Punit Agarwal – [2026] 185 taxmann.com 577 (Article)
1. Introduction
The Income-tax Act, 2025 (“the new Act”), which comes into force with effect from 1st April, 2026, has been projected as a simplification and consolidation exercise. A closer reading, however, reveals that in the garb of re-drafting, the legislature has quietly neutralised several long-standing judicial precedents. One such casualty is the landmark ruling of the Hon’ble Supreme Court in CIT v. V.S. Dempo Company Ltd. [2016] 74 taxmann.com 15 (SC)/[2016] 242 Taxman 434 (SC)/[2016] 387 ITR 354 (SC), which had for nearly a decade enabled assessees to claim exemption under Section 54EC in respect of capital gains arising on the transfer of depreciable assets.
The instrument of this reversal is deceptively simple i.e. a two-word change in the opening clause of Section 85 of the new Act (corresponding to the erstwhile Section 54EC). The trigger of the exemption has been shifted from the transfer of a “long-term capital asset” to the arising of “long-term capital gains”. The consequence, though subtle on the face of the statute, is substantial in effect. This article examines how this linguistic shift effectively overturns the ratio of V.S. Dempo, and what it means for taxpayers dealing with depreciable assets on and after 1st April, 2026.
2. Issue Involved
Section 50 of the Income-tax Act, 1961 creates a legal fiction in the case of depreciable assets forming part of a block of assets. Notwithstanding the period of holding, any capital gain arising on the transfer of such an asset (or of the whole block) is deemed to be a short-term capital gain. The object of the fiction is straightforward i.e. to deny assessees a double benefit i.e., depreciation on one hand and indexed long-term capital gain treatment on the other.

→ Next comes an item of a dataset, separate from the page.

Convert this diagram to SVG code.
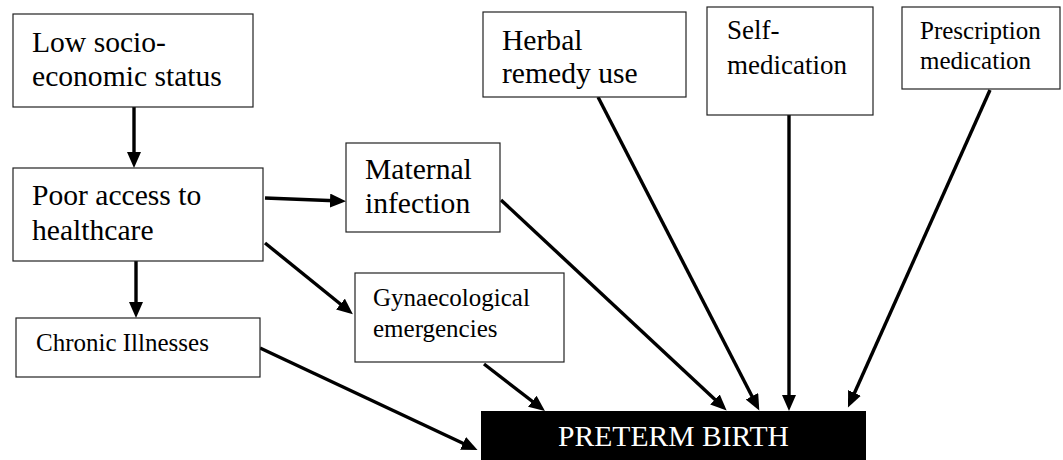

The issue which occupied the courts for nearly two decades was whether this deeming fiction which converts a long-term gain into a short-term gain for the limited purpose of computation also disentitles the assessee from claiming exemption under other provisions of the Act, most notably Sections 54E, 54EC and 54F, each of which is available only in respect of a “long-term capital asset”.
Put differently, if an asset is a long-term capital asset (held for more than the prescribed period) but is depreciable, does the fiction in Section 50 travel beyond Sections 48 and 49 and destroy the assessee’s claim to rollover exemption?
3. Ratio laid down by Hon’ble Supreme Court of India in V.S. Dempo
In V.S. Dempo, the assessee had sold its loading platform M.V. Priyadarshni in the previous year relevant to assessment year 1989-90. The asset had been acquired in 1972 and was admittedly held for over 17 years. Depreciation had been claimed on the asset. The Assessing Officer denied exemption under Section 54E on the ground that, by virtue of Section 50, the gains were deemed short-term, and Section 54E was available only on long-term capital assets.
The Income Tax Appellate Tribunal and the Bombay High Court ruled in favour of the assessee. The High Court relied upon its own earlier decision in CIT v. ACE Builders (P.) Ltd. [2005] 144 Taxman 855 (Bombay)/[2006] 281 ITR 210 (Bombay). The Hon’ble Apex Court affirmed the view, holding categorically that:
“…there is nothing in Section 50 to suggest that the fiction created in Section 50 is not only restricted to Sections 48 and 49 but also applies to other provisions. On the contrary, Section 50 makes it explicitly clear that the deemed fiction created in sub-section (1) & (2) of Section 50 is restricted only to the mode of computation of capital gains contained in Sections 48 and 49… the fiction created under Section 50 is confined to the computation of capital gains only and cannot be extended beyond that… Section 54E does not make any distinction between depreciable asset and non-depreciable asset and, therefore, the exemption available to the depreciable asset under Section 54E cannot be denied by referring to the fiction created under Section 50.”
The rationale rested on three pillars, first, the plain language of Section 50 itself confined the fiction to Sections 48 and 49; secondly, the settled proposition that a legal fiction must be confined to the purpose for which it is created (the Hon’ble Supreme Court relied on State Bank of India v. D. Hanumantha Rao, 1998 (6) SCC 183); and thirdly, the structural fact that Section 54E, 54EC and 54F triggered off the character of the asset (a long-term capital asset), not the post-fiction character of the gain.